In her speech to the Women's March in 2017, formed after the election of Donald Trump to the US presidency, Madonna asked her fellow pissed-off women to "shake up the world" and invited them to "the revolution of love. To the rebellion. To our refusal as women to accept this new age of tyranny." She made waves by saying that she'd "thought of blowing up the White House." She cursed loudly, and bemoaned the electorate's pick as to who should hold executive office.

She demanded sacrifice of her listeners, saying that what was required was "Change that will require sacrifice, people. Change that will require many of us to make different choices in our lives, but this is the hallmark of revolution." Madonna said she was "angry," said she was "outraged," and said, in closing, "I choose love."

It was hard to know what she was even talking about both in the aftermath and in the moment, for those in attendance, of which I was one. But harder still is trying to fathom just how, in what universe, one of the richest artists in the world can believe she is being oppressed by anyone or anything.

How could Madonna possibly feel that there's a boot on her neck? And if she has a boot on her incredibly wealthy neck, what hope is there for the rest of us?

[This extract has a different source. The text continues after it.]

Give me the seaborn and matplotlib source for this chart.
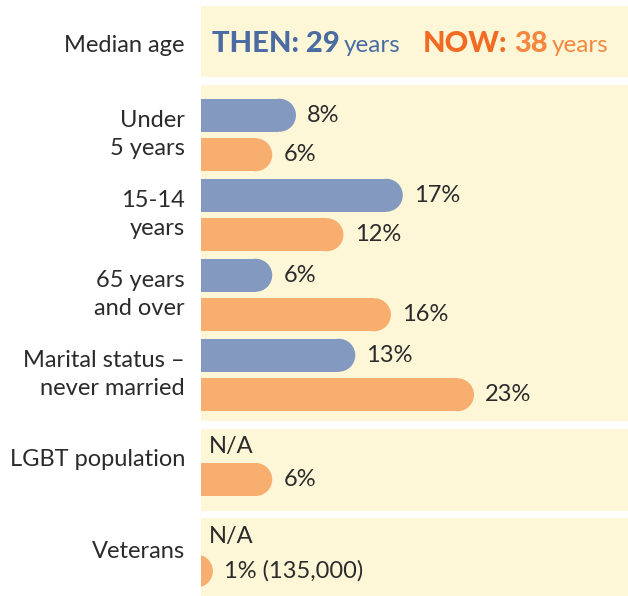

Madonna is not oppressed because there is no one but herself who can oppress her. If she does not think she is the master of her own destiny, then she is mistaken.

That one of the richest pop stars in the world believes that she is somehow kept down on account of her sex belittles the reality of those who are kept down by virtue of their reproductive anatomy, of which, globally, there are many.

The only boot on Madonna's neck is her own. If she doesn't want to see herself in relation to the patriarchy, she should probably stop making her money off of her relationship to men, maleness, and sexuality. But of course, that wouldn't do much for her earning power.